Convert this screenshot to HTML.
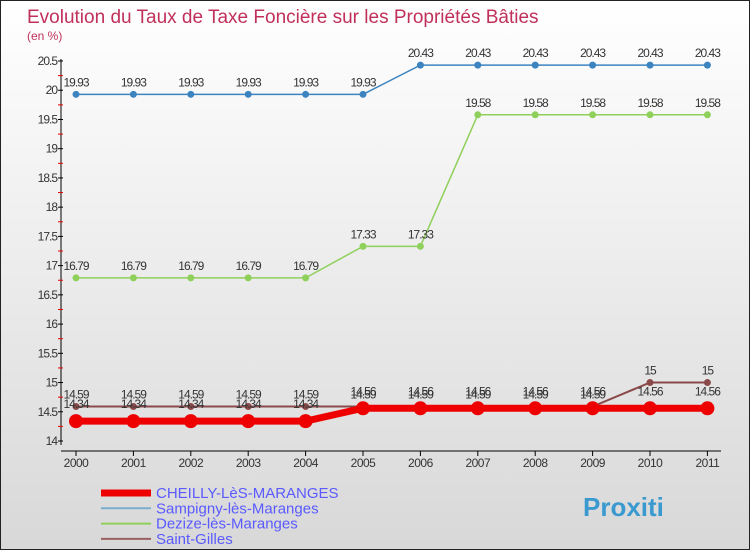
<!DOCTYPE html>
<html><head><meta charset="utf-8"><style>
body{margin:0}
#c{width:748px;height:548px;border:1px solid #222;background:linear-gradient(#fff,#d8d8d8);position:relative;font-family:"Liberation Sans",sans-serif;overflow:hidden}
</style></head><body>
<div id="c">
<svg id="s" width="748" height="548"></svg>
</div>
<script>
const years=['2000','2001','2002','2003','2004','2005','2006','2007','2008','2009','2010','2011'];
const cheilly=[14.34,14.34,14.34,14.34,14.34,14.56,14.56,14.56,14.56,14.56,14.56,14.56];
const sampigny=[19.93,19.93,19.93,19.93,19.93,19.93,20.43,20.43,20.43,20.43,20.43,20.43];
const dezize=[16.79,16.79,16.79,16.79,16.79,17.33,17.33,19.58,19.58,19.58,19.58,19.58];
const gilles=[14.59,14.59,14.59,14.59,14.59,14.59,14.59,14.59,14.59,14.59,15,15];
const yTicks=[14,14.5,15,15.5,16,16.5,17,17.5,18,18.5,19,19.5,20,20.5];
const NS='http://www.w3.org/2000/svg',s=document.getElementById('s');
function X(i){return 75+i*57.4;}
function Y(v){return 440-(v-14)*58.46;}
function el(t,a,txt,name){const e=document.createElementNS(NS,t);for(const k in a)e.setAttribute(k,a[k]);if(txt!==undefined)e.textContent=txt;


s.appendChild(e);return e;}
el('text',{x:26,y:22,'font-size':19,fill:'#c0305a'},'Evolution du Taux de Taxe Foncière sur les Propriétés Bâties','chart-title');
el('text',{x:26,y:39,'font-size':12,fill:'#c0305a'},'(en %)','y-unit');
el('line',{x1:60,y1:58,x2:60,y2:444,stroke:'#000'},undefined,'y-axis');
el('line',{x1:60,y1:450,x2:720,y2:450,stroke:'#000'},undefined,'x-axis');
yTicks.forEach(v=>{const y=Y(v);el('line',{x1:57,y1:y,x2:62,y2:y,stroke:'#000'},undefined,'y-tick');
if(v<20.5)el('line',{x1:57,y1:y-14.6,x2:62,y2:y-14.6,stroke:'#e00'},undefined,'y-minor-tick');
el('text',{x:56,y:y+4,'font-size':12,fill:'#333','text-anchor':'end','letter-spacing':'-1'},String(v),'y-tick-label');});
years.forEach((yr,i)=>{el('line',{x1:X(i),y1:450,x2:X(i),y2:455,stroke:'#000'},undefined,'x-tick');
el('text',{x:X(i),y:466,'font-size':12,fill:'#333','text-anchor':'middle','letter-spacing':'-0.5'},yr,'x-tick-label');});
function series(d,col,w,r,name,dy){
el('polyline',{points:d.map((v,i)=>X(i)+','+Y(v)).join(' '),fill:'none',stroke:col,'stroke-width':w},undefined,name+'-line');
d.forEach((v,i)=>{el('circle',{cx:X(i),cy:Y(v),r:r,fill:col},undefined,name+'-point');
el('text',{x:X(i),y:Y(v)+dy,'font-size':12,fill:'#333','text-anchor':'middle','letter-spacing':'-1'},String(v),name+'-value');});}
series(sampigny,'#3c84c0',1.5,3.5,'sampigny',-8);
series(dezize,'#8fd05a',1.5,3.5,'dezize',-8);
series(gilles,'#8a4a4a',2,3.5,'saint-gilles',-8);
series(cheilly,'#ee0000',7,7,'cheilly',-13);
const leg=[['CHEILLY-LèS-MARANGES','#ee0000',7],['Sampigny-lès-Maranges','#7aaed0',2],['Dezize-lès-Maranges','#8fd05a',2],['Saint-Gilles','#9a6060',2]];
leg.forEach((l,i)=>{const y=492+i*15.3;el('line',{x1:100,y1:y,x2:150,y2:y,stroke:l[1],'stroke-width':l[2]},undefined,'legend-swatch');
el('text',{x:155,y:y+5,'font-size':15,fill:'#5a5aff'},l[0],'legend-entry');});
el('text',{x:582,y:515,'font-size':26,'font-weight':'bold',fill:'#3a9ad0'},'Proxiti','logo');
</script>
</body></html>
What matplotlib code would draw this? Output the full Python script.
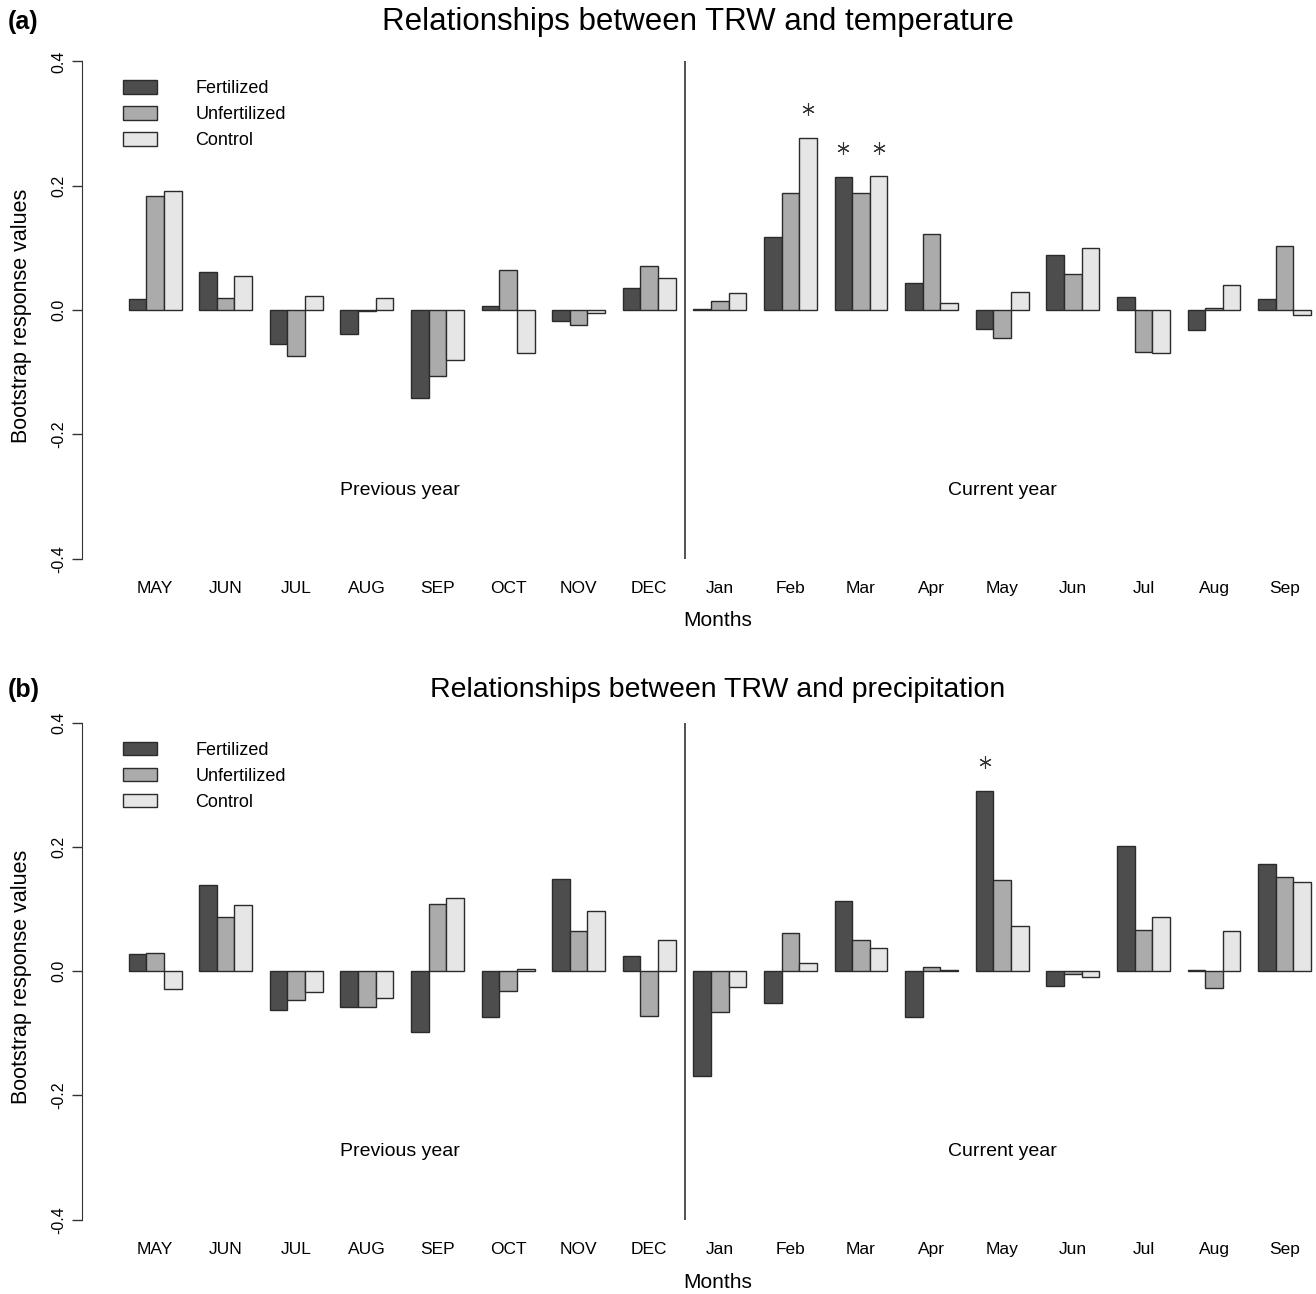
"""
Bootstrap response values of TRW vs. climate (temperature / precipitation),
previous-year and current-year months, three treatments.
"""

import matplotlib
matplotlib.use('Agg')
import matplotlib.pyplot as plt
import numpy as np


MONTHS = ['MAY', 'JUN', 'JUL', 'AUG', 'SEP', 'OCT', 'NOV', 'DEC',
          'Jan', 'Feb', 'Mar', 'Apr', 'May', 'Jun', 'Jul', 'Aug', 'Sep']
TREATMENTS = ['Fertilized', 'Unfertilized', 'Control']

# (a) temperature
temp_fert = [0.018, 0.062, -0.055, -0.039, -0.142, 0.007, -0.018, 0.036,
             0.001, 0.118, 0.214, 0.044, -0.030, 0.089, 0.021, -0.032, 0.018]
temp_unfert = [0.183, 0.020, -0.074, -0.002, -0.106, 0.064, -0.024, 0.071,
               0.014, 0.188, 0.188, 0.123, -0.045, 0.058, -0.067, 0.003, 0.103]
temp_ctrl = [0.192, 0.054, 0.023, 0.020, -0.080, -0.069, -0.004, 0.051,
             0.027, 0.277, 0.215, 0.011, 0.029, 0.100, -0.069, 0.041, -0.008]
# significant bars: (month index, treatment index)
temp_sig = [(9, 2), (10, 0), (10, 2)]

# (b) precipitation
prec_fert = [0.027, 0.139, -0.062, -0.058, -0.098, -0.074, 0.148, 0.024,
             -0.169, -0.051, 0.113, -0.073, 0.290, -0.023, 0.202, 0.002, 0.172]
prec_unfert = [0.029, 0.088, -0.046, -0.057, 0.108, -0.032, 0.064, -0.072,
               -0.065, 0.062, 0.050, 0.007, 0.146, -0.004, 0.067, -0.027, 0.152]
prec_ctrl = [-0.029, 0.106, -0.033, -0.043, 0.118, 0.004, 0.097, 0.051,
             -0.025, 0.014, 0.037, 0.002, 0.072, -0.009, 0.088, 0.064, 0.144]
prec_sig = [(12, 0)]

COLORS = ['#4d4d4d', '#ababab', '#e6e6e6']
EDGE = '#2b2b2b'
FONT = 'Liberation Sans'


def draw_panel(ax, series, sig, title, tag, title_x, title_y, title_size):
    # R-style beside barplot: groups of 3 unit-wide bars with 1 unit gap
    n = len(MONTHS)
    left = 1 + 4 * np.arange(n)
    for k, vals in enumerate(series):
        ax.bar(left + k + 0.5, vals, width=1.0, color=COLORS[k],
               edgecolor=EDGE, linewidth=1.0, label=TREATMENTS[k])

    # significance asterisks
    for m, k in sig:
        ax.plot(left[m] + k + 0.5, series[k][m] + 0.046, marker=(6, 2, 0),
                ms=9, mew=0.8, color='#333333', ls='none')

    # separator previous / current year
    ax.vlines(left[8] - 0.5, -0.4, 0.4, color='#333333', lw=1.2)
    ax.text(16.4, -0.29, 'Previous year', ha='center', va='center',
            fontsize=14, family=FONT)
    ax.text(50.5, -0.29, 'Current year', ha='center', va='center',
            fontsize=14, family=FONT)

    ax.set_xlim(-1.64, 68.28)
    ax.set_ylim(-0.432, 0.432)
    ax.set_xticks(left + 1.5)
    ax.set_xticklabels(MONTHS, family=FONT, fontsize=12.5)
    ax.tick_params(axis='x', length=0, pad=2)
    ax.set_yticks([-0.4, -0.2, 0.0, 0.2, 0.4])
    ax.set_yticklabels(['-0.4', '-0.2', '0.0', '0.2', '0.4'],
                       rotation=90, va='center', fontsize=11.5, family=FONT)
    ax.tick_params(axis='y', length=7, width=1, pad=4, color='#333333')
    for s in ['top', 'right', 'bottom']:
        ax.spines[s].set_visible(False)
    ax.spines['left'].set_bounds(-0.4, 0.4)
    ax.spines['left'].set_color('#333333')

    # axis titles placed by hand (R margins)
    ax.text(-0.049, 0.49, 'Bootstrap response values', transform=ax.transAxes,
            rotation=90, ha='center', va='center', fontsize=15.5, family=FONT)
    ax.text(0.515, -0.079, 'Months', transform=ax.transAxes,
            ha='center', va='center', fontsize=15, family=FONT)
    ax.text(title_x, title_y, title, transform=ax.transAxes,
            ha='center', va='center', fontsize=title_size, family=FONT)
    ax.text(-0.06, title_y, tag, transform=ax.transAxes, fontsize=18,
            fontweight='bold', family=FONT, ha='left', va='center')

    ax.legend(loc='upper left', bbox_to_anchor=(0.02, 0.958), frameon=False,
              handlelength=1.9, handleheight=0.75, handletextpad=2.1,
              labelspacing=0.5, prop={'family': FONT, 'size': 13})


def main():
    fig = plt.figure(figsize=(13.16, 12.94), dpi=100)
    ax_a = fig.add_axes([0.0623, 0.5529, 0.9377, 0.4150])
    ax_b = fig.add_axes([0.0623, 0.0420, 0.9377, 0.4149])

    draw_panel(ax_a, [temp_fert, temp_unfert, temp_ctrl], temp_sig,
               'Relationships between TRW and temperature', '(a)',
               0.499, 1.036, 22.5)
    draw_panel(ax_b, [prec_fert, prec_unfert, prec_ctrl], prec_sig,
               'Relationships between TRW and precipitation', '(b)',
               0.515, 1.024, 20.5)

    fig.savefig('out.png', dpi=100)
    plt.close(fig)


if __name__ == '__main__':
    main()
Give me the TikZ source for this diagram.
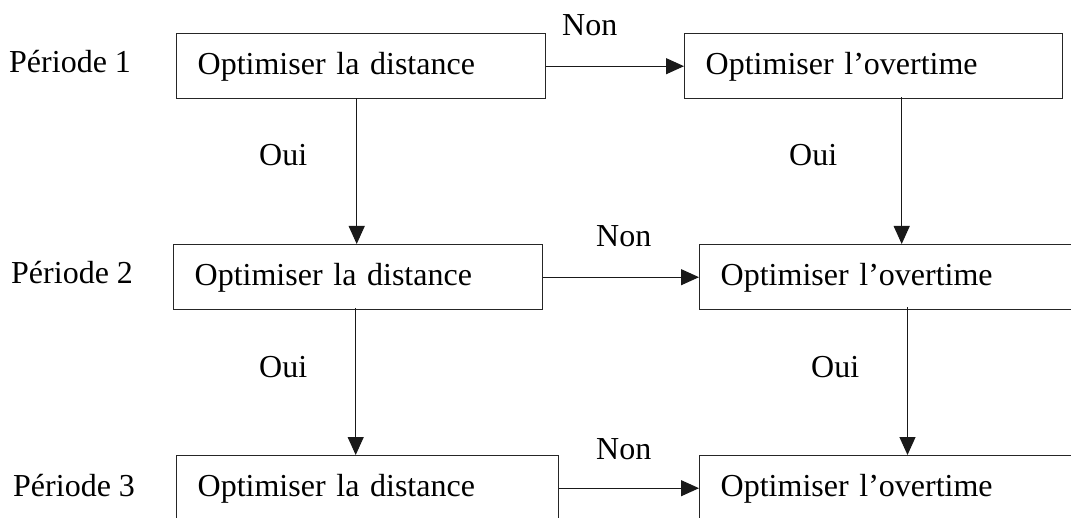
\documentclass[tikz,border=0pt]{standalone}
\usepackage{fontspec}
\setmainfont{Liberation Serif}
\usetikzlibrary{arrows.meta,calc}
\begin{document}
\begin{tikzpicture}[x=1pt,y=-1pt,
  every node/.style={font=\fontsize{32}{38}\selectfont},
  box/.style={draw=black!85,line width=1.4pt,rectangle,minimum height=65pt,
    inner xsep=21pt,inner ysep=0pt,anchor=north west,text depth=7pt,text height=23pt,align=left},
  lbl/.style={anchor=base west,inner sep=0pt},
  conn/.style={line width=1.1pt,draw=black!90,-{Triangle[length=18pt,width=16pt]}}]
\useasboundingbox (0,0) rectangle (1071,518);
\clip (0,0) rectangle (1071,518);
% boxes
\node[box,minimum width=369pt,text width=327pt] (A1) at (176,33) {Optimiser la distance};
\node[box,minimum width=378pt,text width=336pt] (B1) at (684,33) {Optimiser l’overtime};
\node[box,minimum width=369pt,text width=327pt] (A2) at (173,244) {Optimiser la distance};
\node[box,minimum width=420pt,text width=378pt] (B2) at (699,244) {Optimiser l’overtime};
\node[box,minimum width=382pt,text width=340pt] (A3) at (176,455) {Optimiser la distance};
\node[box,minimum width=420pt,text width=378pt] (B3) at (699,455) {Optimiser l’overtime};
% period labels
\node[lbl] (P1) at (9,73) {Période 1};
\node[lbl] (P2) at (11,284) {Période 2};
\node[lbl] (P3) at (13,496) {Période 3};
% Non labels
\node[lbl] (N1) at (562,36) {Non};
\node[lbl] (N2) at (596,247) {Non};
\node[lbl] (N3) at (596,459) {Non};
% Oui labels
\node[lbl] (O1) at (259,166) {Oui};
\node[lbl] (O2) at (789,166) {Oui};
\node[lbl] (O3) at (259,378) {Oui};
\node[lbl] (O4) at (811,378) {Oui};
% horizontal connectors
\draw[conn] (A1.east) -- (B1.west);
\draw[conn] (A2.east) -- (B2.west);
\draw[conn] (A3.east) -- (B3.west);
% vertical connectors
\draw[conn] ([xshift=-4.5pt,yshift=1pt]A1.south) -- ([xshift=-4.5pt]A1.south |- A2.north);
\draw[conn] ([xshift=-2.5pt,yshift=2pt]A2.south) -- ([xshift=-2.5pt]A2.south |- A3.north);
\draw[conn] ([xshift=28pt,yshift=2pt]B1.south) -- ([xshift=28pt]B1.south |- B2.north);
\draw[conn] ([xshift=208.5pt,yshift=3pt]B2.south west) -- ([xshift=208.5pt]B2.south west |- B3.north);
\end{tikzpicture}
\end{document}
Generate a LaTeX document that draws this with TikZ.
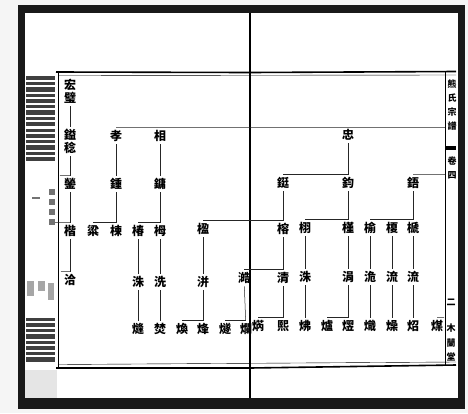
\documentclass[tikz,border=0pt]{standalone}
\usepackage{fontspec}
\newfontfamily\cjk{Noto Sans CJK TC}
\begin{document}
\begin{tikzpicture}[x=1pt,y=-1pt,
    every node/.style={font=\cjk\bfseries\fontsize{12}{12}\selectfont,inner sep=2.2pt,
      text height=10.5pt,text depth=1.5pt},
    head/.style={font=\cjk\bfseries\fontsize{9}{9}\selectfont,inner sep=0pt,
      text height=8pt,text depth=1pt}]
  \useasboundingbox (0,0) rectangle (468,413);
  % book and scan frame
  \fill[black!4] (0,0) rectangle (468,413);
  \fill[black!90] (18,5) rectangle (465,409);
  \fill[white] (25,13) rectangle (458,398);
  \fill[black!10] (25,370) rectangle (57,398);
  % fore-edge of the stacked leaves
  \foreach \y/\h in {76/4,82/3,87/5,94/3,99/4,105/3,110/5,117/3,122/4,
                     129/3,134/4,140/3,145/5,152/3,157/4}
    \fill[black!75] (26,\y) rectangle (55,{\y+\h});
  \foreach \y/\h in {318/3,323/4,329/3,334/5,341/3,346/4,352/3,357/5}
    \fill[black!75] (26,\y) rectangle (55,{\y+\h});
  \foreach \y in {189,199,209,219}
    \fill[black!55] (49,\y) rectangle (55,{\y+6});
  \fill[black!55] (32,197) rectangle (40,198.5);
  \fill[black!35] (27,281) rectangle (34,296);
  \fill[black!35] (38,281) rectangle (45,291);
  \fill[black!35] (48,283) rectangle (54,300);
  % rules of the two pages
  \draw[line width=1.6pt] (56,72) -- (250,72.5) -- (456,71.5);
  \draw[line width=0.4pt] (58,75.5) -- (456,75);
  \draw[line width=1.6pt] (56,368) -- (250,368) -- (456,365);
  \draw[line width=0.4pt] (58,364.5) -- (456,362);
  \draw[line width=0.5pt] (58,72) -- (58,368);
  \draw[line width=0.5pt] (445,72) -- (445,365);
  \draw[line width=1.1pt] (250,13) -- (250,398);
  \fill (445,146) rectangle (456,149.5);
  \draw
    (70,85) node (0){宏}
    (70,98) node (1){璧}
    (70,135) node (2){鎰}
    (70,148) node (3){稔}
    (70,184) node (4){鎣}
    (70,231) node (5){楷}
    (70,280) node (6){洽}
    (116,136) node (7){孝}
    (160,136) node (8){相}
    (116,184) node (9){鍾}
    (160,184) node (10){鏞}
    (93,231) node (11){粱}
    (116,231) node (12){棟}
    (138,231) node (13){椿}
    (160,231) node (14){栂}
    (203,229) node (15){楹}
    (138,282) node (16){洙}
    (160,282) node (17){洗}
    (203,282) node (18){洴}
    (244,278) node (19){澔}
    (138,329) node (20){熢}
    (160,329) node (21){焚}
    (182,329) node (22){煥}
    (203,329) node (23){烽}
    (225,329) node (24){燧}
    (246,329) node (25){爛}
    (348,135) node (26){忠}
    (283,183) node (27){鋌}
    (348,183) node (28){鈞}
    (413,183) node (29){鋙}
    (283,229) node (30){榕}
    (305,228) node (31){栩}
    (348,228) node (32){槿}
    (370,228) node (33){榆}
    (392,228) node (34){榎}
    (413,228) node (35){榹}
    (283,278) node (36){清}
    (305,277) node (37){洙}
    (348,277) node (38){涓}
    (370,277) node (39){洈}
    (392,277) node (40){流}
    (413,277) node (41){流}
    (258,326) node (42){焫}
    (283,326) node (43){熙}
    (305,326) node (44){炥}
    (327,326) node (45){爐}
    (348,326) node (46){熤}
    (370,326) node (47){熾}
    (392,326) node (48){燥}
    (413,326) node (49){炤}
    (437,326) node (50){煤};
  \draw
    (452,84) node[head] (51){熊}
    (452,98) node[head] (52){氏}
    (452,112) node[head] (53){宗}
    (452,126) node[head] (54){譜}
    (452,161) node[head] (55){卷}
    (452,175) node[head] (56){四}
    (451,302) node[head] (57){二}
    (451,328) node[head] (58){木}
    (451,343) node[head] (59){蘭}
    (451,357) node[head] (60){堂};
  \coordinate (t4) at (60,175.5);
  \coordinate (t5) at (55,222.5);
  \coordinate (t6) at (61,271.5);
  \coordinate (e0) at (445,127.5);
  \coordinate (e1) at (445,174.5);
  \coordinate (e2) at (444,317.5);
  \begin{scope}[-,line width=0.5pt,black!85]
    \draw (1) to (2);
    \draw (3) to (4);
    \draw (4) to (5);
    \draw (5) to (6);
    \draw (4.north) to (t4);
    \draw (5.north) to (t5);
    \draw (6.north) to (t6);
    \draw (7.north) to (e0);
    \draw (7) to (9);
    \draw (8) to (10);
    \draw (26) to (28);
    \draw (27.north) to (28.north);
    \draw (29.north) to (e1);
    \draw (9) to (12);
    \draw (11.north) to (12.north);
    \draw (10) to (14);
    \draw (13.north) to (14.north);
    \draw (27) to (30);
    \draw (15.north) to (30.north);
    \draw (28) to (32);
    \draw (31.north) to (32.north);
    \draw (29) to (35);
    \draw (33.north) to (35.north);
    \draw (13) to (16);
    \draw (14) to (17);
    \draw (15) to (18);
    \draw (30) to (36);
    \draw (31) to (37);
    \draw (32) to (38);
    \draw (33) to (39);
    \draw (34) to (40);
    \draw (35) to (41);
    \draw (19.north) to (36.north);
    \draw (16) to (20);
    \draw (17) to (21);
    \draw (18) to (23);
    \draw (22.north) to (23.north);
    \draw (19) to (25);
    \draw (24.north) to (25.north);
    \draw (36) to (43);
    \draw (42.north) to (43.north);
    \draw (37) to (44);
    \draw (38) to (46);
    \draw (45.north) to (46.north);
    \draw (39) to (47);
    \draw (40) to (48);
    \draw (41) to (49);
    \draw (50.north) to (e2);
  \end{scope}
\end{tikzpicture}
\end{document}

#####

> INSTRUCTIONS TO FOLLOW:
Keep to the lines between the line with "What matplotlib code" and the line with "temp_sig = [(9, 2), (10, 0), (10, 2)]", inclusive, and transcribe them without pictures.

> SOLUTION TO THIS EXERCISE:
What matplotlib code would draw this? Output the full Python script.
"""
Bootstrap response values of TRW vs. climate (temperature / precipitation),
previous-year and current-year months, three treatments.
"""

import matplotlib
matplotlib.use('Agg')
import matplotlib.pyplot as plt
import numpy as np


MONTHS = ['MAY', 'JUN', 'JUL', 'AUG', 'SEP', 'OCT', 'NOV', 'DEC',
          'Jan', 'Feb', 'Mar', 'Apr', 'May', 'Jun', 'Jul', 'Aug', 'Sep']
TREATMENTS = ['Fertilized', 'Unfertilized', 'Control']

# (a) temperature
temp_fert = [0.018, 0.062, -0.055, -0.039, -0.142, 0.007, -0.018, 0.036,
             0.001, 0.118, 0.214, 0.044, -0.030, 0.089, 0.021, -0.032, 0.018]
temp_unfert = [0.183, 0.020, -0.074, -0.002, -0.106, 0.064, -0.024, 0.071,
               0.014, 0.188, 0.188, 0.123, -0.045, 0.058, -0.067, 0.003, 0.103]
temp_ctrl = [0.192, 0.054, 0.023, 0.020, -0.080, -0.069, -0.004, 0.051,
             0.027, 0.277, 0.215, 0.011, 0.029, 0.100, -0.069, 0.041, -0.008]
# significant bars: (month index, treatment index)
temp_sig = [(9, 2), (10, 0), (10, 2)]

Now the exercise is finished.